CNN/Stylemagazine.com Newswire | 3/23/2018, 8:09 a.m.
California Rep. Barbara Lee said Tuesday that Education Secretary Betsy DeVos' "head is in the sand" regarding racial bias and ...
California Rep. Barbara Lee

By Juana Summers, CNN/StyleMagazine.com Newswire

California Rep. Barbara Lee said Tuesday that Education Secretary Betsy DeVos' "head is in the sand" regarding racial bias and discrimination in the nation's schools, as she pressed DeVos for more details about the Education Department's moves to delay or roll back several Obama-era regulations.

"Madam Secretary, you just don't care much about civil rights of black and brown children," Lee said as her time expired. "This is horrible."

Lee's comments came as she questioned DeVos during a House Appropriations subcommittee hearing on a variety of topics, including the Education Department's plan to delay the implementation of an Obama-era rule intended to prevent schools from unnecessarily pushing students of color into special education.

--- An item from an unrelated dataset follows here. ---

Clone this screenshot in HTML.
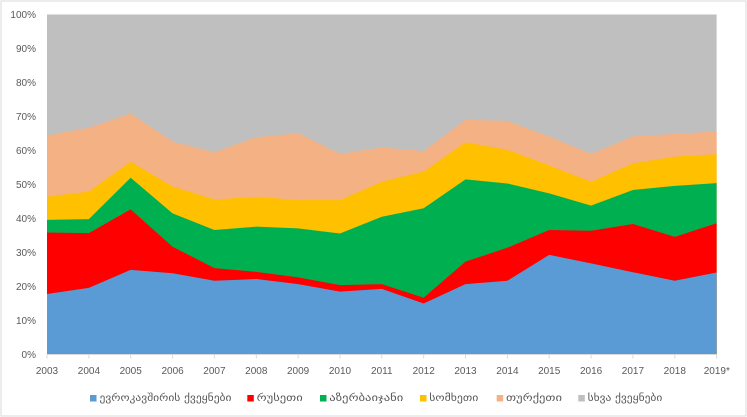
<!DOCTYPE html>
<html>
<head>
<meta charset="utf-8">
<style>
html,body{margin:0;padding:0;background:#fff;}
svg{display:block;}
.ax{font-family:"Liberation Sans",sans-serif;font-size:10px;fill:#595959;}
.lg{font-family:"DejaVu Sans","Liberation Sans",sans-serif;font-size:10px;fill:#595959;}
</style>
</head>
<body>
<svg width="747" height="417" viewBox="0 0 747 417" xmlns="http://www.w3.org/2000/svg">
<rect x="0" y="0" width="747" height="417" fill="#fff"/>
<rect x="1" y="1" width="745" height="415" fill="none" stroke="#d9d9d9" stroke-width="1"/>

<g transform="translate(47,354.5) scale(41.85,-3.4)">
  <rect x="0" y="0" width="16" height="100" fill="#BFBFBF"/>
  <polygon fill="#F4B183" points="0,0 0,64.4 1,66.7 2,70.9 3,62.6 4,59.5 5,63.9 6,65.1 7,59.0 8,60.9 9,59.8 10,69.0 11,68.7 12,64.1 13,59.0 14,64.1 15,64.9 16,65.6 16,0"/>
  <polygon fill="#FFC000" points="0,0 0,46.4 1,47.9 2,56.7 3,49.4 4,45.6 5,46.4 6,45.4 7,45.4 8,50.8 9,53.8 10,62.4 11,60.2 12,55.6 13,50.8 14,56.2 15,58.2 16,58.9 16,0"/>
  <polygon fill="#00B050" points="0,0 0,39.6 1,39.8 2,52.0 3,41.5 4,36.6 5,37.6 6,37.1 7,35.6 8,40.5 9,43.0 10,51.5 11,50.3 12,47.4 13,43.8 14,48.4 15,49.6 16,50.4 16,0"/>
  <polygon fill="#FF0000" points="0,0 0,35.9 1,35.7 2,42.7 3,31.7 4,25.4 5,24.3 6,22.7 7,20.4 8,20.7 9,16.7 10,27.3 11,31.4 12,36.6 13,36.4 14,38.4 15,34.6 16,38.6 16,0"/>
  <polygon fill="#5B9BD5" points="0,0 0,17.8 1,19.6 2,24.9 3,23.9 4,21.7 5,22.2 6,20.7 7,18.5 8,19.3 9,15.0 10,20.7 11,21.7 12,29.3 13,26.8 14,24.2 15,21.7 16,24.1 16,0"/>
</g>

<!-- x axis -->
<line x1="47" y1="354.5" x2="716.6" y2="354.5" stroke="#d9d9d9" stroke-width="1"/>
<g stroke="#d9d9d9" stroke-width="1">
  <line x1="47" y1="354.5" x2="47" y2="358.5"/>
  <line x1="88.9" y1="354.5" x2="88.9" y2="358.5"/>
  <line x1="130.7" y1="354.5" x2="130.7" y2="358.5"/>
  <line x1="172.6" y1="354.5" x2="172.6" y2="358.5"/>
  <line x1="214.4" y1="354.5" x2="214.4" y2="358.5"/>
  <line x1="256.3" y1="354.5" x2="256.3" y2="358.5"/>
  <line x1="298.1" y1="354.5" x2="298.1" y2="358.5"/>
  <line x1="340" y1="354.5" x2="340" y2="358.5"/>
  <line x1="381.8" y1="354.5" x2="381.8" y2="358.5"/>
  <line x1="423.7" y1="354.5" x2="423.7" y2="358.5"/>
  <line x1="465.5" y1="354.5" x2="465.5" y2="358.5"/>
  <line x1="507.4" y1="354.5" x2="507.4" y2="358.5"/>
  <line x1="549.2" y1="354.5" x2="549.2" y2="358.5"/>
  <line x1="591.1" y1="354.5" x2="591.1" y2="358.5"/>
  <line x1="632.9" y1="354.5" x2="632.9" y2="358.5"/>
  <line x1="674.8" y1="354.5" x2="674.8" y2="358.5"/>
  <line x1="716.6" y1="354.5" x2="716.6" y2="358.5"/>
</g>

<g class="ax" text-anchor="middle">
  <text x="47" y="374">2003</text>
  <text x="88.9" y="374">2004</text>
  <text x="130.7" y="374">2005</text>
  <text x="172.6" y="374">2006</text>
  <text x="214.4" y="374">2007</text>
  <text x="256.3" y="374">2008</text>
  <text x="298.1" y="374">2009</text>
  <text x="340" y="374">2010</text>
  <text x="381.8" y="374">2011</text>
  <text x="423.7" y="374">2012</text>
  <text x="465.5" y="374">2013</text>
  <text x="507.4" y="374">2014</text>
  <text x="549.2" y="374">2015</text>
  <text x="591.1" y="374">2016</text>
  <text x="632.9" y="374">2017</text>
  <text x="674.8" y="374">2018</text>
  <text x="716.8" y="374">2019*</text>
</g>

<g class="ax" text-anchor="end">
  <text x="36" y="358">0%</text>
  <text x="36" y="324">10%</text>
  <text x="36" y="290">20%</text>
  <text x="36" y="256">30%</text>
  <text x="36" y="222">40%</text>
  <text x="36" y="188">50%</text>
  <text x="36" y="154">60%</text>
  <text x="36" y="120">70%</text>
  <text x="36" y="86">80%</text>
  <text x="36" y="52">90%</text>
  <text x="36" y="18">100%</text>
</g>

<!-- legend -->
<rect x="90" y="395" width="6.5" height="6.5" fill="#5B9BD5"/>
<text class="lg" x="99.5" y="401" textLength="132" lengthAdjust="spacingAndGlyphs">ევროკავშირის ქვეყნები</text>
<rect x="247.3" y="395" width="6.5" height="6.5" fill="#FF0000"/>
<text class="lg" x="256.7" y="401" textLength="46" lengthAdjust="spacingAndGlyphs">რუსეთი</text>
<rect x="320" y="395" width="6.5" height="6.5" fill="#00B050"/>
<text class="lg" x="329.3" y="401" textLength="74" lengthAdjust="spacingAndGlyphs">აზერბაიჯანი</text>
<rect x="420" y="395" width="6.5" height="6.5" fill="#FFC000"/>
<text class="lg" x="429.3" y="401" textLength="49" lengthAdjust="spacingAndGlyphs">სომხეთი</text>
<rect x="496.7" y="395" width="6.5" height="6.5" fill="#F4B183"/>
<text class="lg" x="506" y="401" textLength="56" lengthAdjust="spacingAndGlyphs">თურქეთი</text>
<rect x="578.3" y="395" width="6.5" height="6.5" fill="#BFBFBF"/>
<text class="lg" x="587.7" y="401" textLength="74.6" lengthAdjust="spacingAndGlyphs">სხვა ქვეყნები</text>
</svg>
</body>
</html>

The Obama administration said in 2016 that "students of color remain more likely to be identified as having a disability and face harsher discipline than their white classmates" and issued a rule that sought to ensure that states use a uniform approach to make sure students of color aren't overrepresented in special education.

The rule was to take effect in July 2018, but the department recently announced its intention to seek a two-year delay in order to seek public comment.

DeVos said the department was delaying the implementation of the rule "to ensure that we have a regulation that really does meet the needs of students who are disabled in any way."

Pressed further by Lee about the two-year delay, DeVos said that the department was committed to upholding the such provisions, but that there had been "varying opinions and very different approaches to this within the community that are most concerned with this."

"We want to ensure that we end up with a regulation that does address these issues appropriately," she said.